No changes are required.
Also if a project is upgraded from 3.5 to 4.0, Are these changes required or the use of 4.0 assemblies pick it up.
by Omar AL Zabir
02 Mar 2011 at 02:07
This MSDN blog says it is automatic in WCF 4 to negotiate gzip compression with server.
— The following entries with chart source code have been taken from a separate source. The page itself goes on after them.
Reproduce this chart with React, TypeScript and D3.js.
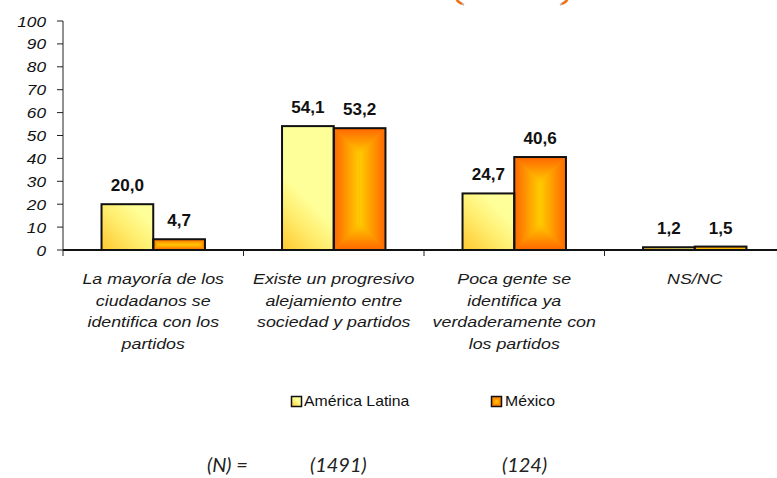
import React from 'react';
import * as d3 from 'd3';

const categories = ['cat1', 'cat2', 'cat3', 'cat4'];
const categoryLines = [
  ['La mayoría de los', 'ciudadanos se', 'identifica con los', 'partidos'],
  ['Existe un progresivo', 'alejamiento entre', 'sociedad y partidos'],
  ['Poca gente se', 'identifica ya', 'verdaderamente con', 'los partidos'],
  ['NS/NC'],
];
const seriesNames = ['América Latina', 'México'];
const americaLatina = [20.0, 54.1, 24.7, 1.2];
const mexico = [4.7, 53.2, 40.6, 1.5];
const yTicks = [0, 10, 20, 30, 40, 50, 60, 70, 80, 90, 100];
const nLabel = '(N) =';
const sampleSizes = ['(1491)', '(124)'];

const W = 777;
const H = 478;

const fmt = (v: number) => d3.format('.1f')(v).replace('.', ',');

function rectGradPolys(x: number, y: number, w: number, h: number) {
  const r = Math.min(w, h) / 2;
  return [
    { pts: [[x, y], [x + r, y + r], [x + r, y + h - r], [x, y + h]], fill: 'url(#mxL)' },
    { pts: [[x + w, y], [x + w - r, y + r], [x + w - r, y + h - r], [x + w, y + h]], fill: 'url(#mxR)' },
    { pts: [[x, y], [x + w, y], [x + w - r, y + r], [x + r, y + r]], fill: 'url(#mxT)' },
    { pts: [[x, y + h], [x + w, y + h], [x + w - r, y + h - r], [x + r, y + h - r]], fill: 'url(#mxB)' },
  ];
}

function ST(props: {
  x: number; y: number; sx: number; anchor?: string; size: number; weight?: string | number;
  italic?: boolean; family?: string; fill?: string; children: React.ReactNode;
}) {
  const { x, y, sx, anchor = 'start', size, weight = 'normal', italic = false, family = "'Liberation Sans', Arial, sans-serif", fill = '#111', children } = props;
  return (
    <text
      transform={`translate(${x},${y}) scale(${sx},1)`}
      textAnchor={anchor}
      fontSize={size}
      fontWeight={weight}
      fontStyle={italic ? 'italic' : 'normal'}
      fontFamily={family}
      fill={fill}
    >
      {children}
    </text>
  );
}

export default function App() {
  const x0 = d3.scaleBand<string>().domain(categories).range([63, 785]).paddingInner(0).paddingOuter(0);
  const x1 = d3.scaleBand<string>().domain(seriesNames).range([0, x0.bandwidth()]).paddingInner(0).paddingOuter(0.745);
  const y = d3.scaleLinear().domain([0, 100]).range([250, 21]);
  const bw = x1.bandwidth();

  const boundaries = categories.map((c) => x0(c) as number);

  return (
    <svg width={W} height={H} style={{ position: 'absolute', left: 0, top: 0, background: '#fff' }}>
      <defs>
        <linearGradient id="mxL" x1="0" y1="0" x2="1" y2="0">
          <stop offset="0" stopColor="#FF6600" />
          <stop offset="1" stopColor="#FFCC00" />
        </linearGradient>
        <linearGradient id="mxR" x1="0" y1="0" x2="1" y2="0">
          <stop offset="0" stopColor="#FFCC00" />
          <stop offset="1" stopColor="#FF6600" />
        </linearGradient>
        <linearGradient id="mxT" x1="0" y1="0" x2="0" y2="1">
          <stop offset="0" stopColor="#FF6600" />
          <stop offset="1" stopColor="#FFCC00" />
        </linearGradient>
        <linearGradient id="mxB" x1="0" y1="0" x2="0" y2="1">
          <stop offset="0" stopColor="#FFCC00" />
          <stop offset="1" stopColor="#FF6600" />
        </linearGradient>
        <linearGradient id="alLeg" x1="0" y1="1" x2="1" y2="0">
          <stop offset="0" stopColor="#FFC830" />
          <stop offset="0.6" stopColor="#FFFF99" />
        </linearGradient>
        {americaLatina.map((v, i) => {
          const bx = (x0(categories[i]) as number) + (x1(seriesNames[0]) as number);
          const by = y(v);
          const bh = y(0) - by;
          return (
            <linearGradient key={i} id={`al-${i}`} gradientUnits="userSpaceOnUse"
              x1={bx} y1={by + bh} x2={bx + bw} y2={by + bh - bw}>
              <stop offset="0" stopColor="#FFC830" />
              <stop offset="0.45" stopColor="#FFEE70" />
              <stop offset="0.75" stopColor="#FFFF99" />
            </linearGradient>
          );
        })}
      </defs>

      {/* top orange marks */}
      <path d="M458,0 Q460,3 464,5" stroke="#BBB" strokeWidth={2} fill="none" />
      <path d="M456.5,0 Q458.5,2.5 462,4" stroke="#FF6600" strokeWidth={2.2} fill="none" />
      <path d="M566,0 Q564,3 560,5" stroke="#BBB" strokeWidth={2} fill="none" />
      <path d="M567.5,0 Q565.5,2.5 562,4" stroke="#FF6600" strokeWidth={2.2} fill="none" />

      {/* y axis */}
      <line x1={63} x2={63} y1={y(100)} y2={y(0)} stroke="#222" strokeWidth={1} />
      {yTicks.map((t) => (
        <g key={t}>
          <line x1={57} x2={63} y1={y(t)} y2={y(t)} stroke="#222" strokeWidth={1} />
          <ST x={46} y={y(t) + 5.5} sx={1.15} anchor="end" size={15} italic>{t}</ST>
        </g>
      ))}

      {/* bars */}
      {categories.map((c, i) => {
        const gx = x0(c) as number;
        const ax = gx + (x1(seriesNames[0]) as number);
        const ay = y(americaLatina[i]);
        const ah = y(0) - ay;
        const mx = gx + (x1(seriesNames[1]) as number);
        const my = y(mexico[i]);
        const mh = y(0) - my;
        return (
          <g key={c}>
            <rect x={ax} y={ay} width={bw} height={ah} fill={`url(#al-${i})`} />
            <rect x={mx} y={my} width={bw} height={mh} fill="#FF9900" />
            {rectGradPolys(mx, my, bw, mh).map((p, k) => (
              <polygon key={k} points={p.pts.map((q) => q.join(',')).join(' ')} fill={p.fill} />
            ))}
            <rect x={ax} y={ay} width={bw} height={ah} fill="none" stroke="#111" strokeWidth={2} />
            <rect x={mx} y={my} width={bw} height={mh} fill="none" stroke="#111" strokeWidth={2} />
            <ST x={ax + bw / 2} y={ay - 13} sx={1.07} anchor="middle" size={16} weight="bold">{fmt(americaLatina[i])}</ST>
            <ST x={mx + bw / 2} y={my - 13} sx={1.07} anchor="middle" size={16} weight="bold">{fmt(mexico[i])}</ST>
          </g>
        );
      })}

      {/* x axis */}
      <line x1={63} x2={W} y1={y(0)} y2={y(0)} stroke="#111" strokeWidth={2} />
      {boundaries.map((b, i) => (
        <line key={i} x1={b} x2={b} y1={y(0)} y2={y(0) + 6} stroke="#222" strokeWidth={1} />
      ))}

      {/* category labels */}
      {categories.map((c, i) => {
        const cx = (x0(c) as number) + x0.bandwidth() / 2;
        return (
          <g key={c}>
            {categoryLines[i].map((line, k) => (
              <ST key={k} x={cx} y={284 + k * 21.5} sx={1.15} anchor="middle" size={15.5} italic fill="#1a1a1a">{line}</ST>
            ))}
          </g>
        );
      })}

      {/* legend */}
      <rect x={291.5} y={396.5} width={10} height={10} fill="url(#alLeg)" stroke="#111" strokeWidth={1.5} />
      <ST x={304} y={406} sx={1.13} size={14}>{seriesNames[0]}</ST>
      <rect x={491.5} y={396.5} width={10} height={10} fill="#FF9900" />
      {rectGradPolys(491.5, 396.5, 10, 10).map((p, k) => (
        <polygon key={k} points={p.pts.map((q) => q.join(',')).join(' ')} fill={p.fill} />
      ))}
      <rect x={491.5} y={396.5} width={10} height={10} fill="none" stroke="#111" strokeWidth={1.5} />
      <ST x={505} y={406} sx={1.13} size={14}>{seriesNames[1]}</ST>

      {/* sample sizes */}
      <ST x={207} y={472} sx={1} size={20} italic family="Lato, 'Open Sans', sans-serif" fill="#222">{nLabel}</ST>
      <ST x={310} y={472} sx={1} size={20} italic family="Lato, 'Open Sans', sans-serif" fill="#222">{sampleSizes[0]}</ST>
      <ST x={502} y={472} sx={1} size={20} italic family="Lato, 'Open Sans', sans-serif" fill="#222">{sampleSizes[1]}</ST>
    </svg>
  );
}
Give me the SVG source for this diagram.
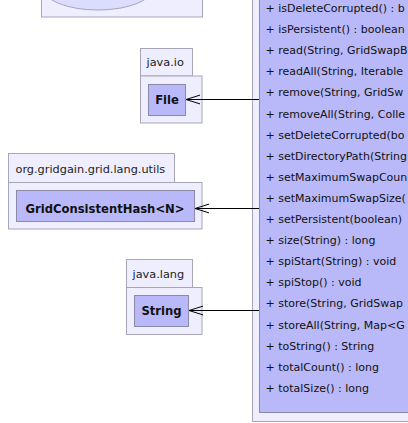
<svg xmlns="http://www.w3.org/2000/svg" width="408" height="423" viewBox="0 0 408 423">
<style>
.pkg{fill:#eeeeff;stroke:#a6a6b8;stroke-width:1}
.cls{fill:#b9b9f9;stroke:#8a8aa8;stroke-width:1}
.lbl{font-family:"DejaVu Sans","Liberation Sans",sans-serif;font-size:11.3px;fill:#222}
.name{font-family:"DejaVu Sans","Liberation Sans",sans-serif;font-size:11.6px;font-weight:bold;fill:#111;text-anchor:middle}
.m{font-family:"DejaVu Sans","Liberation Sans",sans-serif;font-size:11px;fill:#111}
.edge{fill:none;stroke:#000;stroke-width:1}
</style>
<defs>
<marker id="open" viewBox="-15 -6 16 12" refX="0" refY="0" markerWidth="16" markerHeight="12" markerUnits="userSpaceOnUse" orient="auto">
<path d="M-14,-4.4 L0,0 L-14,4.4" fill="none" stroke="#000" stroke-width="1"/>
</marker>
</defs>
<rect width="408" height="423" fill="#fff"/>
<g id="topPackage">
<rect class="pkg" x="41.5" y="-10" width="161" height="27"/>
<ellipse cx="98" cy="-12" rx="55" ry="22" fill="#dcdcff" stroke="#a6a6b8"/>
</g>
<g id="pkg-java-io">
<rect class="pkg" x="140.5" y="48.5" width="52" height="27.5"/>
<rect class="pkg" x="140.5" y="76" width="61.5" height="47"/>
<text class="lbl" x="146.5" y="65.5">java.io</text>
</g>
<g id="File">
<rect class="cls" x="148.5" y="84.5" width="37" height="31"/>
<text class="name" x="167" y="103.5">File</text>
</g>
<g id="pkg-utils">
<rect class="pkg" x="8.5" y="153.5" width="166" height="29"/>
<rect class="pkg" x="8.5" y="182.5" width="193.5" height="46.5"/>
<text class="lbl" x="15.5" y="172.5">org.gridgain.grid.lang.utils</text>
</g>
<g id="GridConsistentHash">
<rect class="cls" x="16.5" y="190.5" width="178" height="31"/>
<text class="name" x="105" y="213">GridConsistentHash&lt;N&gt;</text>
</g>
<g id="pkg-java-lang">
<rect class="pkg" x="126.5" y="259.5" width="66" height="28"/>
<rect class="pkg" x="126.5" y="287.5" width="75.5" height="47"/>
<text class="lbl" x="132.5" y="277.5">java.lang</text>
</g>
<g id="String">
<rect class="cls" x="134.5" y="295.5" width="54" height="31"/>
<text class="name" x="161.5" y="315">String</text>
</g>
<g id="mainClass">
<rect class="pkg" x="252.5" y="-20" width="170" height="441.5"/>
<rect class="cls" x="259.5" y="-20" width="160" height="432.5"/>
<text class="m" x="265.5" y="12">+ isDeleteCorrupted() : b</text>
<text class="m" x="265.5" y="33.1">+ isPersistent() : boolean</text>
<text class="m" x="265.5" y="54.2">+ read(String, GridSwapB</text>
<text class="m" x="265.5" y="75.3">+ readAll(String, Iterable</text>
<text class="m" x="265.5" y="96.4">+ remove(String, GridSw</text>
<text class="m" x="265.5" y="117.5">+ removeAll(String, Colle</text>
<text class="m" x="265.5" y="138.6">+ setDeleteCorrupted(bo</text>
<text class="m" x="265.5" y="159.7">+ setDirectoryPath(String</text>
<text class="m" x="265.5" y="180.8">+ setMaximumSwapCoun</text>
<text class="m" x="265.5" y="201.9">+ setMaximumSwapSize(</text>
<text class="m" x="265.5" y="223">+ setPersistent(boolean)</text>
<text class="m" x="265.5" y="244.1">+ size(String) : long</text>
<text class="m" x="265.5" y="265.2">+ spiStart(String) : void</text>
<text class="m" x="265.5" y="286.3">+ spiStop() : void</text>
<text class="m" x="265.5" y="307.4">+ store(String, GridSwap</text>
<text class="m" x="265.5" y="328.5">+ storeAll(String, Map&lt;G</text>
<text class="m" x="265.5" y="349.6">+ toString() : String</text>
<text class="m" x="265.5" y="370.7">+ totalCount() : long</text>
<text class="m" x="265.5" y="391.8">+ totalSize() : long</text>
</g>
<g id="connectors">
<path class="edge" d="M259,99.5 L186,99.5" marker-end="url(#open)"/>
<path class="edge" d="M259,208.5 L195,208.5" marker-end="url(#open)"/>
<path class="edge" d="M259,310.5 L189,310.5" marker-end="url(#open)"/>
</g>
</svg>
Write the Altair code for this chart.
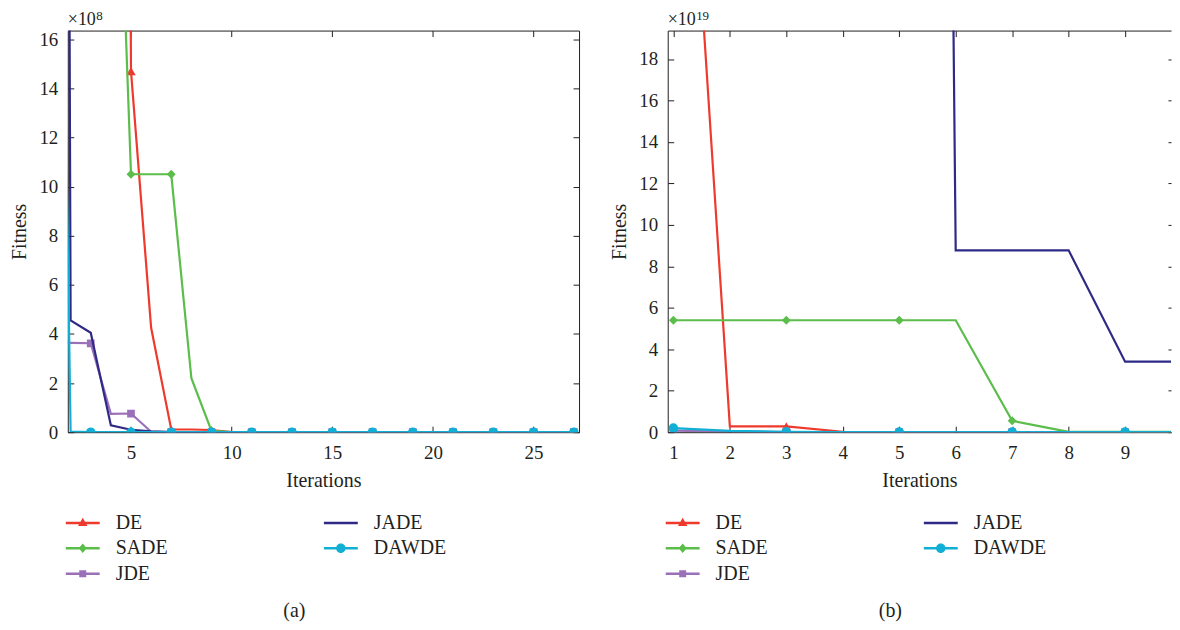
import altair as alt
import pandas as pd

FONT = "Liberation Serif"
INK = "#231f20"

ALGS = ["DE", "SADE", "JDE", "JADE", "DAWDE"]
COLORS = {"DE": "#ee3a2c", "SADE": "#5bbd4a", "JDE": "#9a70b8",
          "JADE": "#2e2a86", "DAWDE": "#11aed5"}
MARKERS = {"DE": ("triangle-up", 90), "SADE": ("diamond", 80),
           "JDE": ("square", 60), "DAWDE": ("circle", 90)}

LINE = "M-3.4,-0.25H3.4V0.25H-3.4Z"
LEGEND_PATHS = {
    "DE": LINE + "M0,-1.05L0.95,0.65L-0.95,0.65Z",
    "SADE": LINE + "M0,-0.95L0.8,0L0,0.95L-0.8,0Z",
    "JDE": LINE + "M-0.7,-0.7H0.7V0.7H-0.7Z",
    "JADE": LINE,
    "DAWDE": LINE + "M-0.95,0A0.95,0.95 0 1 1 0.95,0A0.95,0.95 0 1 1 -0.95,0Z",
}

# ---- panel (a): fitness in units of 1e8 ----
a_iter = list(range(1, 28))
a_DE = [800, 500, 300, 160, 14.7, 4.25, 0.11, 0.11, 0.09, 0, 0, 0, 0, 0,
        0, 0, 0, 0, 0, 0, 0, 0, 0, 0, 0, 0, 0]
a_SADE = [250, 120, 60, 33, 10.5, 10.5, 10.5, 2.2, 0.05, 0, 0, 0, 0, 0,
          0, 0, 0, 0, 0, 0, 0, 0, 0, 0, 0, 0, 0]
a_JDE = [3.66, 3.64, 3.62, 0.75, 0.76, 0.02, 0, 0, 0, 0, 0, 0, 0, 0,
         0, 0, 0, 0, 0, 0, 0, 0, 0, 0, 0, 0, 0]
a_JADE = [240, 4.55, 4.05, 0.28, 0.1, 0.03, 0, 0, 0, 0, 0, 0, 0, 0,
          0, 0, 0, 0, 0, 0, 0, 0, 0, 0, 0, 0, 0]
a_DAWDE = [54, 0.02, 0, 0, 0, 0, 0, 0, 0, 0, 0, 0, 0, 0,
           0, 0, 0, 0, 0, 0, 0, 0, 0, 0, 0, 0, 0]
a_xdomain = [1.86, 27.26]
a_ydomain = [0, 16.35]
a_xticks = [5, 10, 15, 20, 25]
a_yticks = [0, 2, 4, 6, 8, 10, 12, 14, 16]

# ---- panel (b): fitness in units of 1e19 ----
b_iter = list(range(1, 11))
b_DE = [42, 0.28, 0.28, 0.02, 0.01, 0.01, 0.01, 0.01, 0.01, 0.01]
b_SADE = [5.4, 5.4, 5.4, 5.4, 5.4, 5.4, 0.55, 0.02, 0.02, 0.02]
b_JDE = [0.08, 0.02, 0.01, 0.01, 0.01, 0.01, 0.01, 0.01, 0.01, 0.01]
b_JADE = [900, 800, 700, 600, 280, 8.77, 8.77, 8.77, 3.4, 3.4]
b_DAWDE = [0.2, 0.06, 0.02, 0.01, 0.01, 0.01, 0.01, 0.01, 0.01, 0.01]
b_xdomain = [0.9, 9.813]
b_ydomain = [0, 19.37]
b_xticks = [1, 2, 3, 4, 5, 6, 7, 8, 9]
b_yticks = [0, 2, 4, 6, 8, 10, 12, 14, 16, 18]


def panel(iters, series, xdom, ydom, xticks, yticks, exp_digits, label, width, height,
          right_tick):
    rows = []
    for alg in ALGS:
        for it, v in zip(iters, series[alg]):
            rows.append({"it": it, "val": v, "alg": alg})
    df = pd.DataFrame(rows)
    base = alt.Chart(df)
    xs = alt.Scale(domain=xdom, nice=False, zero=False)
    ys = alt.Scale(domain=ydom, nice=False, zero=False)
    cscale = alt.Scale(domain=ALGS, range=[COLORS[a] for a in ALGS])
    sscale = alt.Scale(domain=ALGS, range=[LEGEND_PATHS[a] for a in ALGS])

    layers = []
    first = True
    for alg in ALGS:
        sub = base.transform_filter(alt.datum.alg == alg)
        if first:
            xenc = alt.X("it:Q", scale=xs, axis=alt.Axis(
                orient="bottom", values=xticks, title="Iterations", format="d",
                tickSize={"expr": "-6"}, labelPadding=17, titlePadding=8,
                labelFlush=False, labelOverlap=False))
            yenc = alt.Y("val:Q", scale=ys, axis=alt.Axis(
                orient="left", values=yticks, title="Fitness", format="d",
                tickSize={"expr": "-6"}, labelPadding=16, titlePadding=9.7,
                minExtent=29, maxExtent=29, labelFlush=False, labelOverlap=False))
            first = False
        else:
            xenc = alt.X("it:Q", scale=xs, axis=None)
            yenc = alt.Y("val:Q", scale=ys, axis=None)
        layers.append(sub.mark_line(clip=True, strokeWidth=2.2, color=COLORS[alg]).encode(
            x=xenc, y=yenc))
        if alg in MARKERS:
            shp, sz = MARKERS[alg]
            layers.append(sub.transform_filter("datum.it % 2 == 1").mark_point(
                clip=True, filled=True, shape=shp, size=sz, opacity=1,
                color=COLORS[alg]).encode(
                x=alt.X("it:Q", scale=xs, axis=None),
                y=alt.Y("val:Q", scale=ys, axis=None)))

    leg = alt.Legend(title=None, orient="none", legendX=5, legendY=484, columns=2,
                     columnPadding=156, rowPadding=5.5, padding=0,
                     labelFont=FONT, labelFontSize=20, labelColor=INK, labelOffset=23,
                     symbolSize=100, symbolStrokeWidth=0, symbolOpacity=1)
    legend_layer = base.mark_point(clip=True, filled=True, opacity=0, size=100).encode(
        x=alt.X("it:Q", scale=xs, axis=alt.Axis(
            orient="top", values=xticks, labels=False, title=None,
            tickSize={"expr": "-6"})),
        y=alt.Y("val:Q", scale=ys, axis=alt.Axis(
            orient="right", values=yticks, labels=False, title=None,
            tickSize={"expr": right_tick}, domain=(label == "(a)"))),
        color=alt.Color("alg:N", scale=cscale, legend=leg),
        shape=alt.Shape("alg:N", scale=sscale, legend=leg),
    )
    layers.append(legend_layer)

    main_txt = alt.Chart(pd.DataFrame({"t": ["×10"]})).mark_text(
        align="left", baseline="alphabetic", font=FONT, fontSize=18, color=INK
    ).encode(text="t:N", x=alt.value(0), y=alt.value(-6))
    sup_txt = alt.Chart(pd.DataFrame({"t": [exp_digits]})).mark_text(
        align="left", baseline="alphabetic", font=FONT, fontSize=13, color=INK
    ).encode(text="t:N", x=alt.value(28.5), y=alt.value(-11))
    layers += [main_txt, sup_txt]

    return alt.layer(*layers).resolve_axis(x="independent", y="independent").properties(
        width=width, height=height,
        title=alt.TitleParams(label, orient="bottom", anchor="middle", frame="bounds",
                              font=FONT, fontSize=20, fontWeight="normal", color=INK,
                              offset=17))


pa = panel(a_iter, {"DE": a_DE, "SADE": a_SADE, "JDE": a_JDE, "JADE": a_JADE, "DAWDE": a_DAWDE},
           a_xdomain, a_ydomain, a_xticks, a_yticks, "8", "(a)", 513, 403, "-6")
pb = panel(b_iter, {"DE": b_DE, "SADE": b_SADE, "JDE": b_JDE, "JADE": b_JADE, "DAWDE": b_DAWDE},
           b_xdomain, b_ydomain, b_xticks, b_yticks, "19", "(b)", 505, 403, "-3")

chart = alt.hconcat(pa, pb, spacing=29).resolve_scale(
    color="independent", shape="independent"
).properties(
    padding={"left": 1, "top": 0.6, "right": 0, "bottom": 0}
).configure(font=FONT).configure_view(stroke=None).configure_axis(
    domainColor=INK, tickColor=INK, labelFont=FONT, titleFont=FONT,
    labelFontSize=19, titleFontSize=20, titleFontWeight="normal",
    labelColor=INK, titleColor=INK, grid=False, domainWidth=1, tickWidth=1
).configure_legend(labelFont=FONT).configure_concat(spacing=29)

chart.save("out.html", embed_options={"renderer": "svg", "actions": False})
http://blogs.msdn.com/b/drnick/archive/2009/08/12/what-s-new-in-wcf-4-channels.aspx
by Chen Atlas
16 Mar 2011 at 20:04
Thanks! you just saved a hell-lot-of traffic
by Shane Walters
17 Mar 2011 at 05:55
Followed your example and got compression enabled. I have encountered a problem when POSTing a web service request. It does not seem to be compressing on the post.
ex:
POST http://test.mysite.com/service.asmx HTTP/1.1
Content-Type: text/xml; charset=utf-8
SOAPAction: “http://mysite.com/RunProcess”
Host: test.mysite.com
Content-Length: 328719
Expect: 100-continue
Connection: Keep-Alive
Accept-Encoding: gzip, deflate <====== Is not adding/including this in the header.
What else do I need to adjust to obtain this.
by Andy G
14 Apr 2011 at 02:55
Hello,
i want to say thank you for a great job you’ve done on your blog.
I have a software download website and I also write articles for people to help them with their computers and software. Is it possible to place this article on your blog as a guest post?
Regards,
Andy G.
by praveen
21 Jul 2011 at 22:52
The article is good.
how can we pass dataset to web service dynamically is this is best way? what are the other ways to do it
by Omar AL Zabir
21 Jul 2011 at 23:09
Pass objects and collections, instead of dataset. dataset is bloated.
by Robert Sharp
21 Nov 2011 at 23:57
Great article. You save me a lot of time! Great job!